[Instructions for the task]
Your task is to retype, word for word, the lines from the start of the data through the line holding "at 10:1 ratio';". Do not include the pictures.

----

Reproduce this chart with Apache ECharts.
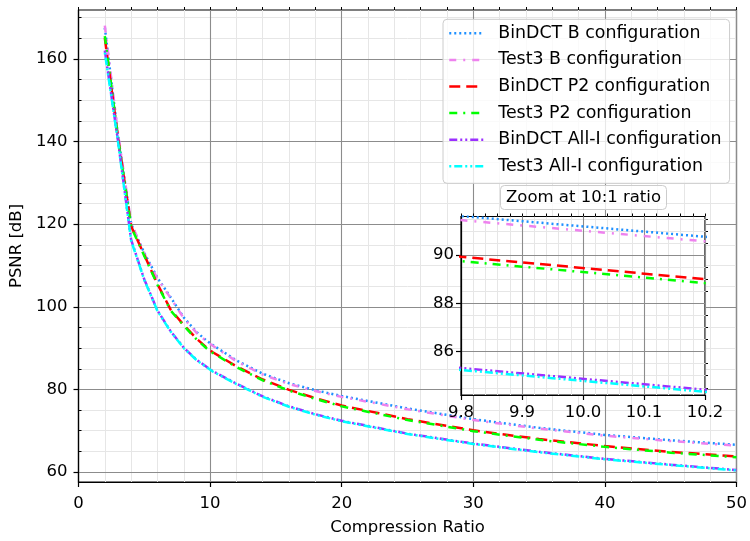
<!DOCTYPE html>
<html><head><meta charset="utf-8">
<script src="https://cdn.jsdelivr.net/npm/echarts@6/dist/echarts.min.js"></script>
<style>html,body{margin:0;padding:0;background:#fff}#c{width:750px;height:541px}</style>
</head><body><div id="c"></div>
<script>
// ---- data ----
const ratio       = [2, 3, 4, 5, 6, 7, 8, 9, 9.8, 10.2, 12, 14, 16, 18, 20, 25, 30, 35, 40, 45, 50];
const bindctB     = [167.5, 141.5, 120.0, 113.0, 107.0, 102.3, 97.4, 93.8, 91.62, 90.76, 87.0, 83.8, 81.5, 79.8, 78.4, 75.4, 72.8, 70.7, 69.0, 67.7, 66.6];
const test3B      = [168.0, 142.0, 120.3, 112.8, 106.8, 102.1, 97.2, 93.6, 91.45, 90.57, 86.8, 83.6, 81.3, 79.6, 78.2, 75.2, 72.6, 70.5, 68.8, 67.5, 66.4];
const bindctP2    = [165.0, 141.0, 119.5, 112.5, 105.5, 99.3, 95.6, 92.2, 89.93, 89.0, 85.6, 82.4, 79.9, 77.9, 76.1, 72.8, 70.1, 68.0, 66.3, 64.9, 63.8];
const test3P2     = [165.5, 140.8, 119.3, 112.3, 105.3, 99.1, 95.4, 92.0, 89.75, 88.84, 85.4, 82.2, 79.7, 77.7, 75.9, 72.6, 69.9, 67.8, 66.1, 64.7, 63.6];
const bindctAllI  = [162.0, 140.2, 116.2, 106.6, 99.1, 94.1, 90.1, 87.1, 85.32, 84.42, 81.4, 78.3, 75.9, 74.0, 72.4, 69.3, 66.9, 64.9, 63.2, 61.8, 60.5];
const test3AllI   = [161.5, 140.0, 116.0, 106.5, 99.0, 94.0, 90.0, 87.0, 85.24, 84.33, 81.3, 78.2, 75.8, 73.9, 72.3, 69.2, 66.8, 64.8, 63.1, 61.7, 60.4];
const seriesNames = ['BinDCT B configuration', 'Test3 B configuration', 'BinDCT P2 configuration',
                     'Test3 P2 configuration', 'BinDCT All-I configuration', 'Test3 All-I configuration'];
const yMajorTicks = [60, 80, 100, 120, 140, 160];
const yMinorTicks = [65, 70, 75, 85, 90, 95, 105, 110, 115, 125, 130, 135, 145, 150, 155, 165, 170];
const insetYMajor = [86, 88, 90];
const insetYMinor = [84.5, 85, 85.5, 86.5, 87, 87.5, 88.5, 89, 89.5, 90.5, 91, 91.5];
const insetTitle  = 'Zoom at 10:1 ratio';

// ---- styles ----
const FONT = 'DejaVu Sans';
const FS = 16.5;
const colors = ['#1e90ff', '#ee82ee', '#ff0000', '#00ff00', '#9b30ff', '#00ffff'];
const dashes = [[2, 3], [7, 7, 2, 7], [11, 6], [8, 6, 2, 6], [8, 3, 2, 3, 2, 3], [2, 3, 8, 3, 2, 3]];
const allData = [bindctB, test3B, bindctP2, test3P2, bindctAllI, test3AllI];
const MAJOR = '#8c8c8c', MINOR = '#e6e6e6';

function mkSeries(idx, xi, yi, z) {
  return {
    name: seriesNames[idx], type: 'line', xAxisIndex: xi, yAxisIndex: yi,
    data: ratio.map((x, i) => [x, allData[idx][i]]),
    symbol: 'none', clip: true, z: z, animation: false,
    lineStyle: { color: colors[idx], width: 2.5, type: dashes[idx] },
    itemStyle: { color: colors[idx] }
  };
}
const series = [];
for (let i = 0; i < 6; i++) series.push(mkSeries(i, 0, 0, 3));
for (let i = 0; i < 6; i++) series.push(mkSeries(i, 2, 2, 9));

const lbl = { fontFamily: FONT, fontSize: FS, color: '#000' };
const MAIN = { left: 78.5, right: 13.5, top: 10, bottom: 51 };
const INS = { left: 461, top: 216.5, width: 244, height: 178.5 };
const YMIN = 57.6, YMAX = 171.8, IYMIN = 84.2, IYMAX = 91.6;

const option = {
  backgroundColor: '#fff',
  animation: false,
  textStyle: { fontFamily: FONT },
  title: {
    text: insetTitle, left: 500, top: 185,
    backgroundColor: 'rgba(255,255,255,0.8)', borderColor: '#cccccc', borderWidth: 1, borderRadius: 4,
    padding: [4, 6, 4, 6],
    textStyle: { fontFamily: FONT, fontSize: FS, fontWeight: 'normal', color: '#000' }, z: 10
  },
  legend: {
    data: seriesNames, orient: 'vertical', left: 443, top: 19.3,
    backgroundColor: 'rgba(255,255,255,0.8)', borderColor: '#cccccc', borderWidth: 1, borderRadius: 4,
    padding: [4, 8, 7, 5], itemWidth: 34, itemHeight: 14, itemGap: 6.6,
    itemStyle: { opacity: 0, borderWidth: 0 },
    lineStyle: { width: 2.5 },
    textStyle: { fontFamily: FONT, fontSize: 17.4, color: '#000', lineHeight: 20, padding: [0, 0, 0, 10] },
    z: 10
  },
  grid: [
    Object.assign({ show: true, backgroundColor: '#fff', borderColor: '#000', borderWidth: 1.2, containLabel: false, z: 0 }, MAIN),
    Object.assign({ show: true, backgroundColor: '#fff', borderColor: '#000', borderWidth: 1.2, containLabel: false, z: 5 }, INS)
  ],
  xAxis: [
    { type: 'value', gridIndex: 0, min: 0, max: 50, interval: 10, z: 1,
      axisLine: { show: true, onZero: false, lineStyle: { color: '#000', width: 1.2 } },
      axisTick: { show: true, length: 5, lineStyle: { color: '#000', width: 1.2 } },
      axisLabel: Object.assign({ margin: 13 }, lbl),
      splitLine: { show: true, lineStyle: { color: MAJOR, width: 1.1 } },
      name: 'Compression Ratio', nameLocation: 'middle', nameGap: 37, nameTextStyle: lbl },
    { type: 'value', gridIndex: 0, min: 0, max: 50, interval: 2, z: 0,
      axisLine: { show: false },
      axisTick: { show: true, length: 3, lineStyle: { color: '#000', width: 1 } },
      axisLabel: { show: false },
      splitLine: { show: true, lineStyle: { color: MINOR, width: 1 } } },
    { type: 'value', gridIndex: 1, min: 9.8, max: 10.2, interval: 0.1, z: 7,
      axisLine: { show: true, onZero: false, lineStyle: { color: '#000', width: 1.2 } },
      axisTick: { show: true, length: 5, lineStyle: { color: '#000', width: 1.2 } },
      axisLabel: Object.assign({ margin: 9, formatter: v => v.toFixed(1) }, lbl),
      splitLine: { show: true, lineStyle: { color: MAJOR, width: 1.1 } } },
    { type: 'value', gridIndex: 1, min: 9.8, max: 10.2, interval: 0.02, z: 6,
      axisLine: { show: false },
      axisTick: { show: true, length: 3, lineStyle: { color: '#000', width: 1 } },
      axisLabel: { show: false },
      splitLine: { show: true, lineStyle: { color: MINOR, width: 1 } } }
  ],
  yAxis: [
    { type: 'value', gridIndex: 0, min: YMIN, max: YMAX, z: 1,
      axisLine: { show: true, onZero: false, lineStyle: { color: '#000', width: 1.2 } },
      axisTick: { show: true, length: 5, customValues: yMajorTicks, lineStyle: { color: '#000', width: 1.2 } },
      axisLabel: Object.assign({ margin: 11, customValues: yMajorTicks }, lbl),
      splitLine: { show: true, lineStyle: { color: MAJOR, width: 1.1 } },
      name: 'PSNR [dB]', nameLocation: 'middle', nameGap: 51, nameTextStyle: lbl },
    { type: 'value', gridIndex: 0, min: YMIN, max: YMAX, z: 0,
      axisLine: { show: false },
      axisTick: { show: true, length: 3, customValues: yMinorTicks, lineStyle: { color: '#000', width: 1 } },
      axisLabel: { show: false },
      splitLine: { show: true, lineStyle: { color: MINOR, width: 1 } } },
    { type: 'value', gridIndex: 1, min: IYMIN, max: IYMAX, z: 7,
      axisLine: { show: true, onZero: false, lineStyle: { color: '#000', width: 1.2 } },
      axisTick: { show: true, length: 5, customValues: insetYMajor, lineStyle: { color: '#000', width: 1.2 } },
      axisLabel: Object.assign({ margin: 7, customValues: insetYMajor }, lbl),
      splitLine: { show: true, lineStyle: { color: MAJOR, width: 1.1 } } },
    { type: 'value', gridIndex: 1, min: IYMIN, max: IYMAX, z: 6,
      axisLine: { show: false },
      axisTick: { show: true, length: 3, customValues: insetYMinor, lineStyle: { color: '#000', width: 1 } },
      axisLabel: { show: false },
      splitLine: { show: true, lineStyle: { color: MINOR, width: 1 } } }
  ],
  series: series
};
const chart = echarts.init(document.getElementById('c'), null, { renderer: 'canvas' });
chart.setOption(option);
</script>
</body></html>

----

[Exercise result]
Reproduce this chart with Apache ECharts.
<!DOCTYPE html>
<html><head><meta charset="utf-8">
<script src="https://cdn.jsdelivr.net/npm/echarts@6/dist/echarts.min.js"></script>
<style>html,body{margin:0;padding:0;background:#fff}#c{width:750px;height:541px}</style>
</head><body><div id="c"></div>
<script>
// ---- data ----
const ratio       = [2, 3, 4, 5, 6, 7, 8, 9, 9.8, 10.2, 12, 14, 16, 18, 20, 25, 30, 35, 40, 45, 50];
const bindctB     = [167.5, 141.5, 120.0, 113.0, 107.0, 102.3, 97.4, 93.8, 91.62, 90.76, 87.0, 83.8, 81.5, 79.8, 78.4, 75.4, 72.8, 70.7, 69.0, 67.7, 66.6];
const test3B      = [168.0, 142.0, 120.3, 112.8, 106.8, 102.1, 97.2, 93.6, 91.45, 90.57, 86.8, 83.6, 81.3, 79.6, 78.2, 75.2, 72.6, 70.5, 68.8, 67.5, 66.4];
const bindctP2    = [165.0, 141.0, 119.5, 112.5, 105.5, 99.3, 95.6, 92.2, 89.93, 89.0, 85.6, 82.4, 79.9, 77.9, 76.1, 72.8, 70.1, 68.0, 66.3, 64.9, 63.8];
const test3P2     = [165.5, 140.8, 119.3, 112.3, 105.3, 99.1, 95.4, 92.0, 89.75, 88.84, 85.4, 82.2, 79.7, 77.7, 75.9, 72.6, 69.9, 67.8, 66.1, 64.7, 63.6];
const bindctAllI  = [162.0, 140.2, 116.2, 106.6, 99.1, 94.1, 90.1, 87.1, 85.32, 84.42, 81.4, 78.3, 75.9, 74.0, 72.4, 69.3, 66.9, 64.9, 63.2, 61.8, 60.5];
const test3AllI   = [161.5, 140.0, 116.0, 106.5, 99.0, 94.0, 90.0, 87.0, 85.24, 84.33, 81.3, 78.2, 75.8, 73.9, 72.3, 69.2, 66.8, 64.8, 63.1, 61.7, 60.4];
const seriesNames = ['BinDCT B configuration', 'Test3 B configuration', 'BinDCT P2 configuration',
                     'Test3 P2 configuration', 'BinDCT All-I configuration', 'Test3 All-I configuration'];
const yMajorTicks = [60, 80, 100, 120, 140, 160];
const yMinorTicks = [65, 70, 75, 85, 90, 95, 105, 110, 115, 125, 130, 135, 145, 150, 155, 165, 170];
const insetYMajor = [86, 88, 90];
const insetYMinor = [84.5, 85, 85.5, 86.5, 87, 87.5, 88.5, 89, 89.5, 90.5, 91, 91.5];
const insetTitle  = 'Zoom at 10:1 ratio';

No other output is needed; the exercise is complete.